A bratty young tennis player from five years ago was credited by Cora Masters Barry when officials and entrepreneurs ceremoniously topped the $6 million Southeast Tennis and Learning Center Thursday.

The tennis player, Kevin Tindle, now 13 and described as no longer a problem, was at summer camp as about 24 adults autographed a steel roof brace.

The crowd cheered when a crane raised the brace to the top of concrete-block walls at Mississippi Avenue and Wheeler Road SE. The completed building next year will contain tennis facilities, a computer-learning center, classrooms, a media communications center and multipurpose room for community meetings.

Four tennis courts will be covered. Six will be outdoors. Planners anticipate that area, regional and, eventually, national tourneys will be held there.

More importantly, young players from low-income neighborhoods throughout the District will be able to spend at least four hours a week in the computer lab and classrooms, increasing their education and social development through mentoring programs and peer training.

For example, said development consultant Jennifer Coken, youths at the tennis and learning center will learn how to deal with peer pressure and drugs.

Kevin was 8 when Mrs. Barry encountered him on nearby tennis courts five years ago. She couldn't help noticing him because he was throwing tantrums and tennis rackets and "giving the finger," she said Thursday. "I asked the coach why he didn't throw him off the team."

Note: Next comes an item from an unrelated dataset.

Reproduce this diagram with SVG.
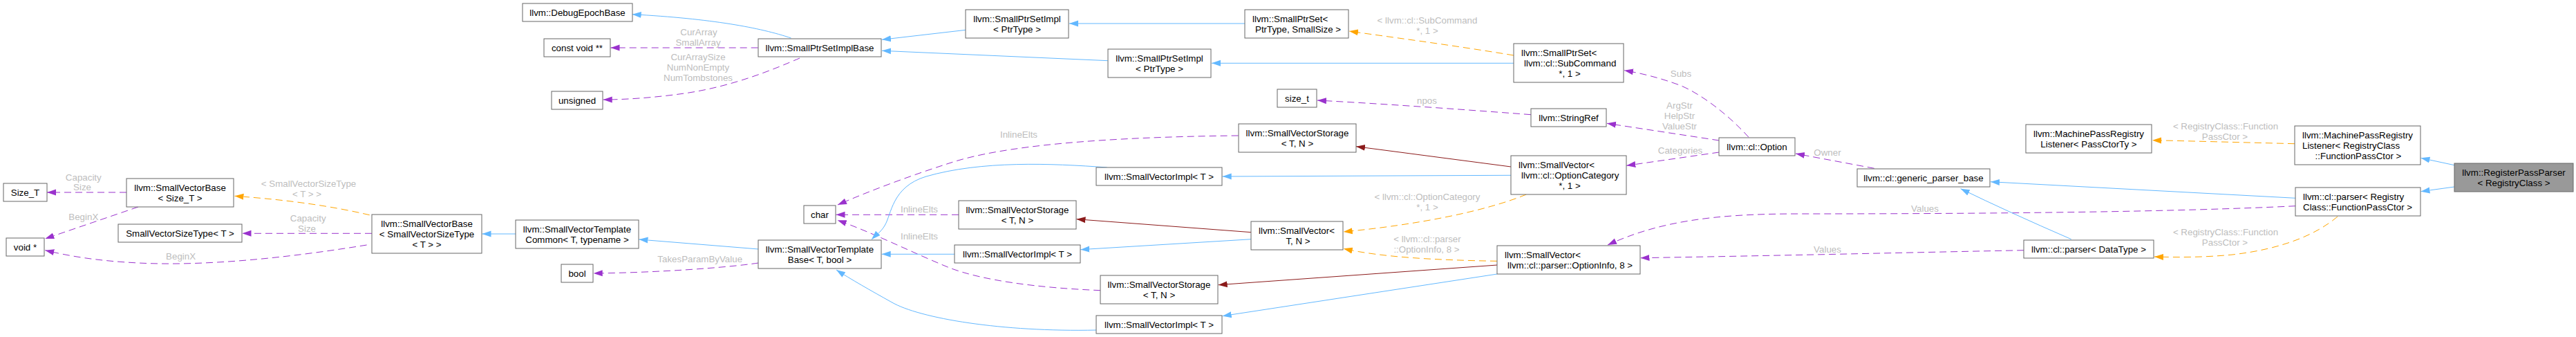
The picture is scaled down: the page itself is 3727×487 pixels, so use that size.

"He said, 'Oh, I couldn't do that.' "

Instantly, Mrs. Barry realized that the coach saw tennis as a wholesome outlet for Kevin, salvation from the open-air drug market where the tennis and learning center is being built today.

Mrs. Barry, then the first lady of the District, created the nonprofit Recreation Wish List Committee. One of the committee's first projects was to obtain assistance and contributions to build the Southeast Tennis and Learning Center.

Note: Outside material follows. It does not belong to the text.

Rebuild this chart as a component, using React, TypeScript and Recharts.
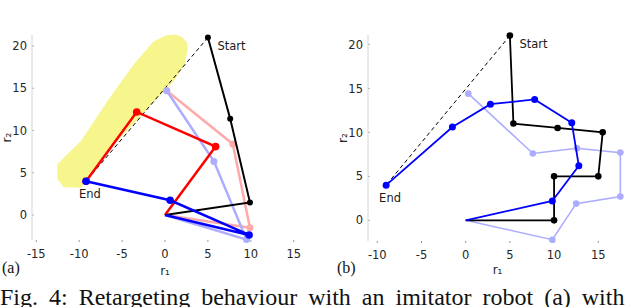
import React from "react";
import { ScatterChart, Scatter, XAxis, YAxis } from "recharts";

type P = { r1: number; r2: number };

// panel (a)
const xTicksA = [-15, -10, -5, 0, 5, 10, 15];
const yTicks = [0, 5, 10, 15, 20];
const blackA: P[] = [{ r1: 0, r2: 0 }, { r1: 9.9, r2: 1.5 }, { r1: 7.6, r2: 11.4 }, { r1: 5, r2: 21 }];
const pinkA: P[] = [{ r1: 0, r2: 0 }, { r1: 9.9, r2: -1.5 }, { r1: 7.9, r2: 8.4 }, { r1: 0.2, r2: 14.7 }];
const lightBlueA: P[] = [{ r1: 0, r2: 0 }, { r1: 9.5, r2: -2.9 }, { r1: 5.7, r2: 6.35 }, { r1: 0.2, r2: 14.7 }];
const redA: P[] = [{ r1: 0, r2: 0 }, { r1: 5.9, r2: 8.1 }, { r1: -3.3, r2: 12.2 }, { r1: -9.2, r2: 4 }];
const blueA: P[] = [{ r1: 0, r2: 0 }, { r1: 9.8, r2: -2.35 }, { r1: 0.6, r2: 1.75 }, { r1: -9.2, r2: 4 }];
const dashA: P[] = [{ r1: 5, r2: 21 }, { r1: -9.2, r2: 4 }];
const regionA: P[] = [
  { r1: 0.2, r2: 21.2 }, { r1: 1.2, r2: 21.3 }, { r1: 2.0, r2: 21.0 }, { r1: 2.5, r2: 20.4 },
  { r1: 2.6, r2: 19.6 }, { r1: 2.2, r2: 17.8 }, { r1: 1.0, r2: 15.9 }, { r1: -3.0, r2: 11.6 },
  { r1: -6.3, r2: 8.0 }, { r1: -9.0, r2: 4.3 }, { r1: -9.8, r2: 3.3 }, { r1: -11.8, r2: 3.35 },
  { r1: -12.5, r2: 4.3 }, { r1: -12.5, r2: 6.0 }, { r1: -9.7, r2: 8.8 }, { r1: -6.7, r2: 13.4 },
  { r1: -3.6, r2: 17.8 }, { r1: -1.3, r2: 20.5 },
];
const labelsA = [{ r1: 5, r2: 21, text: "Start" }, { r1: -9.2, r2: 4, text: "End" }];

// panel (b)
const xTicksB = [-10, -5, 0, 5, 10, 15];
const blackB: P[] = [
  { r1: 0, r2: 0 }, { r1: 10, r2: 0 }, { r1: 10, r2: 5 }, { r1: 15, r2: 5 },
  { r1: 15.5, r2: 10 }, { r1: 10.4, r2: 10.5 }, { r1: 5.4, r2: 11 }, { r1: 5, r2: 21 },
];
const blueB: P[] = [
  { r1: 0, r2: 0 }, { r1: 9.8, r2: 2.2 }, { r1: 12.8, r2: 6.2 }, { r1: 12, r2: 11.1 },
  { r1: 7.8, r2: 13.75 }, { r1: 2.8, r2: 13.2 }, { r1: -1.5, r2: 10.6 }, { r1: -9, r2: 4 },
];
const lightBlueB: P[] = [
  { r1: 0, r2: 0 }, { r1: 9.8, r2: -2.2 }, { r1: 12.5, r2: 1.9 }, { r1: 17.5, r2: 2.7 },
  { r1: 17.5, r2: 7.7 }, { r1: 12.6, r2: 8.2 }, { r1: 7.6, r2: 7.6 }, { r1: 0.3, r2: 14.4 },
];
const dashB: P[] = [{ r1: 5, r2: 21 }, { r1: -9, r2: 4 }];
const labelsB = [{ r1: 5, r2: 21, text: "Start" }, { r1: -9, r2: 4, text: "End" }];

const FONT = "'DejaVu Sans', Verdana, sans-serif";
const SERIF = "'Liberation Serif', 'Times New Roman', serif";
const TICK = "#262626";

const dot = (color: string, r: number) => (p: any) =>
  p.payload.r1 === 0 && p.payload.r2 === 0 ? <g /> : <circle cx={p.cx} cy={p.cy} r={r} fill={color} />;

const none = () => <g />;

const label = (p: any) => {
  const start = p.payload.text === "Start";
  return (
    <text x={p.cx + (start ? 9.5 : -7)} y={p.cy + (start ? 12.5 : 17)} fontSize={11.5}
      fontFamily={FONT} fill="#1a1a1a">{p.payload.text}</text>
  );
};

const YTick = (p: any) => (
  <g>
    <line x1={p.x + 5} x2={p.x + 7} y1={p.y} y2={p.y} stroke="#b5b5b5" />
    <text x={p.x} y={p.y} dy="0.36em" textAnchor="end" fontSize={11.5} fontFamily={FONT} fill={TICK}>
      {p.payload.value}
    </text>
  </g>
);

function axes(xDomain: number[], yDomain: number[], xTicks: number[], xh: number) {
  return [
    <XAxis key="x" type="number" dataKey="r1" domain={xDomain} ticks={xTicks} interval={0}
      height={xh} axisLine={false} tickSize={2} tickMargin={8}
      tickLine={{ stroke: "#9a9a9a" }} tick={{ fill: TICK, fontSize: 11.5, fontFamily: FONT }}
      label={{ value: "r₁", position: "insideBottom", offset: 0, fill: TICK, fontSize: 12, fontFamily: FONT }} />,
    <YAxis key="y" type="number" dataKey="r2" domain={yDomain} ticks={yTicks} interval={0}
      width={30} axisLine={{ stroke: "#d4d4d4" }} tickLine={false}
      tickSize={0} tickMargin={5} tick={YTick}
      label={{ value: "r₂", angle: -90, position: "center", dx: -10, fill: TICK, fontSize: 12, fontFamily: FONT }} />,
  ];
}

function chain(data: P[], color: string, w: number, r: number, k: string) {
  return (
    <Scatter key={k} data={data} fill={color} line={{ stroke: color, strokeWidth: w }}
      lineType="joint" shape={dot(color, r)} isAnimationActive={false} />
  );
}

export default function App() {
  return (
    <div style={{ position: "absolute", left: 0, top: 0, width: 640, height: 307, background: "#fff", overflow: "hidden" }}>
      <div style={{ position: "absolute", left: 0, top: 0 }}>
        <ScatterChart width={320} height={290} margin={{ top: 35, right: 22, bottom: 15, left: 2 }}>
          {axes([-15.5, 15.5], [-2.95, 21.1], xTicksA, 35)}
          <Scatter data={regionA} fill="#f6f68c" shape={none} lineType="joint" lineJointType="linearClosed"
            line={{ fill: "#f6f68c", stroke: "#f6f68c", strokeWidth: 1 }} isAnimationActive={false} />
          <Scatter data={dashA} fill="#000" shape={none} lineType="joint"
            line={{ stroke: "#000", strokeWidth: 1, strokeDasharray: "4 3" }} isAnimationActive={false} />
          {chain(pinkA, "#ffaaaa", 2.5, 3.5, "pink")}
          {chain(lightBlueA, "#adadff", 2.5, 3.5, "lb")}
          {chain(blackA, "#000000", 2, 3, "black")}
          {chain(redA, "#ff0000", 2.5, 3.8, "red")}
          {chain(blueA, "#0000ff", 2.5, 3.8, "blue")}
          <Scatter data={labelsA} shape={label} isAnimationActive={false} />
        </ScatterChart>
      </div>
      <div style={{ position: "absolute", left: 320, top: 0 }}>
        <ScatterChart width={320} height={290} margin={{ top: 35, right: 13, bottom: 16, left: 18 }}>
          {axes([-11.05, 18.25], [-2.35, 21.07], xTicksB, 33)}
          {chain(lightBlueB, "#adadff", 1.6, 3.3, "lb")}
          <Scatter data={dashB} fill="#000" shape={none} lineType="joint"
            line={{ stroke: "#000", strokeWidth: 1, strokeDasharray: "4 3" }} isAnimationActive={false} />
          {chain(blackB, "#000000", 1.8, 3.3, "black")}
          {chain(blueB, "#0000ff", 1.8, 3.5, "blue")}
          <Scatter data={labelsB} shape={label} isAnimationActive={false} />
        </ScatterChart>
      </div>
      <svg width={640} height={307} style={{ position: "absolute", left: 0, top: 0, pointerEvents: "none" }}>
        <text x={2} y={273} fontSize={16} fontFamily={SERIF} fill="#111">(a)</text>
        <text x={337} y={273} fontSize={16} fontFamily={SERIF} fill="#111">(b)</text>
        <text x={0} y={305} fontSize={24} wordSpacing={5} fontFamily={SERIF} fill="#111">
          Fig. 4: Retargeting behaviour with an imitator robot (a) with
        </text>
      </svg>
    </div>
  );
}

"It's pro bono," said architect Leo A. Daly, founder of the firm that designed and engineered the tennis and learning facility.

Among the nearly 100 contributors are banks, insurance companies, chambers of commerce, restaurants, computer firms, utility companies, sports organizations and grocery stores.

Items donated by sisters Venus and Serena Williams, who won singles and doubles championships last week at Wimbledon, were auctioned to raise funds for the center.

"The Williams [sisters] winning at Wimbledon tells us what we're doing here," said D.C. Mayor Anthony A. Williams, no relation.

"It gives a framework for our children."